Beyond The Barrier by Damon Knight (book review)
For those Brits old enough to remember, back in the late 1960s, our libraries released pamphlets of required reading in the various genres, including SF. Of course, not all of the books noted were easy to come across, including in the libraries. I’m pretty sure Damon Knight’s ‘Beyond The Barrier’ was on that list and was one of books in my recent job lot.
The back cover gets a little obsessed with what a Zog is when really this book is a time travel story. Professor Gordon Naismith finds his life going down the tubes when he is accused of committing murder after a demonstration of quasi-matter that shows a dozen alternative realities within a limited range. Even if it was possible of one his alternatives could have done it, the murder was way of its range and their science wasn’t that good yet. Even so, Naismith gets locked up until a lawyer gets him released.

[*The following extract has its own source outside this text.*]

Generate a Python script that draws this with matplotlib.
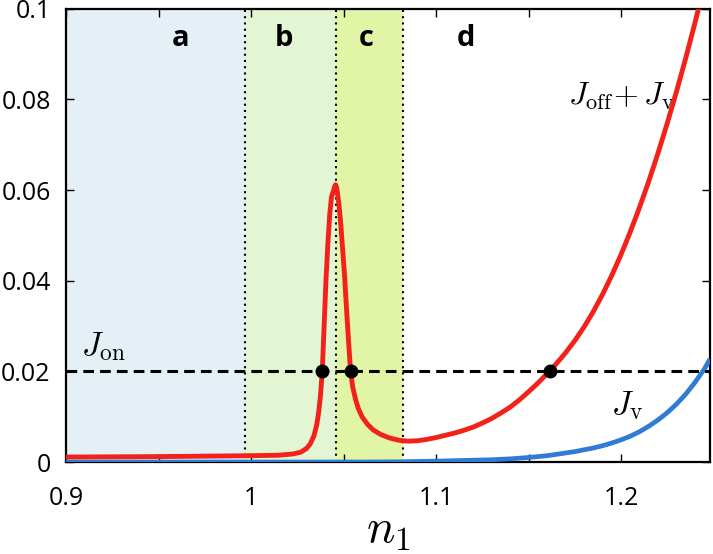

Seeking out who did this for him, he finds Churan and one of his students, Samarantha Lull, who tells him he is a Shefth and he has to kill a Zog. Its quickly revealed its one of a number of 30 foot long carnivore creatures in the future so that mystery is quickly solved. All of the proceedings against him are to divorce him from his present to go 200,000 years into the future. Both Churan and Lull are aliens from 82 Eridani and see their job as training Naismith for this mission before sending him to an alternative reality to take on the Zog.
Much of the rest is spoiler. As I was reading this book, I kept thinking the plot was somewhat Van Vogt-like, confirmed towards the end as Naismith was revealed as an amnesic about his real identity and even using lie detectors. For those who don’t know Damon Knight wrote a rather damning review of ‘The World Of Null-A’ which Van Vogt addressed in the paperback edition and actually agree with cutting out some of the detail from the magazine version. For Knight to emulate him 16 years later does seem a little odd although he might not have found his own voice at the time or simply trying out the technique.
Its an odd book but better than ‘A Is For Anything’ the last Knight book I reviewed.